El presidente George Bush ha propuesto al Congreso un programa que permitiría a una mayoría de los ilegales aceptar empleos temporales durante cuatro años en EE UU para regresar después a sus países de origen, sin que ese tiempo de estancia fuera computable a efectos de solicitar la nacionalidad americana. Pero se opone a una amnistía generalizada, porque, en su opinión, sería injusta para los inmigrantes que han seguido los canales establecidos y han esperado cinco años para adquirir la nacionalidad estadounidense. "América es una nación de inmigrantes, pero también es una nación de leyes", dijo en una reciente ceremonia de nacionalización de nuevos ciudadanos. Junto a un endurecimiento de las medidas de seguridad en las fronteras para satisfacer a los halcones, el presidente propone también un incremento sustancial en la concesión de tarjetas verdes de residencia, que, transcurrido el plazo de cinco años, dan derecho a la obtención de la ciudadanía para los especialistas que precise la industria americana (léase ingenieros electrónicos y técnicos en informática procedentes del subcontinente asiático).

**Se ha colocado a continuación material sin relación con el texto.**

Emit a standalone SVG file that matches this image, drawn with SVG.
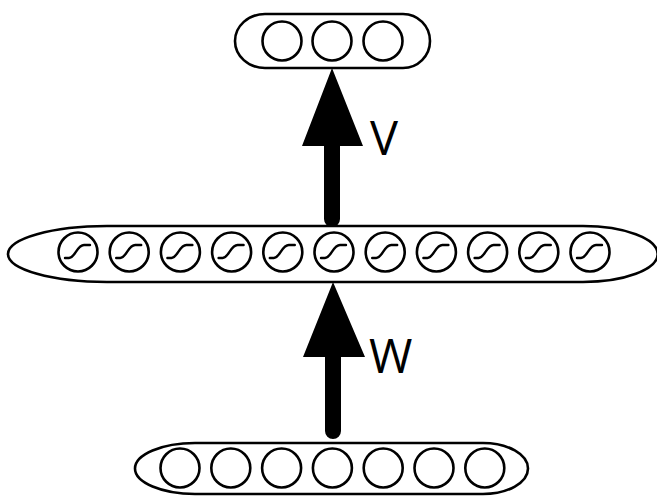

Bush se encuentra en una posición similar a la de su antecesor republicano, Abraham Lincoln, que, siempre se negó a considerar a los miles de emigrantes europeos llegados durante su mandato como ciudadanos de segunda clase, como le proponían algunos de sus colaboradores. Como recordaba David Brooks en el New York Times, Lincoln siempre consideró a los recién llegados "una corriente revitalizadora... verdaderos americanos, carne de la carne de los hombres que concibieron la Declaración de Independencia". Sin la elocuencia de Lincoln, Bush se da cuenta de que sin el voto latino no dejará un republicano en la Casa Blanca. Pero las elecciones de noviembre de este año no son presidenciales, sino legislativas. Y cada legislador quiere salvar su escaño.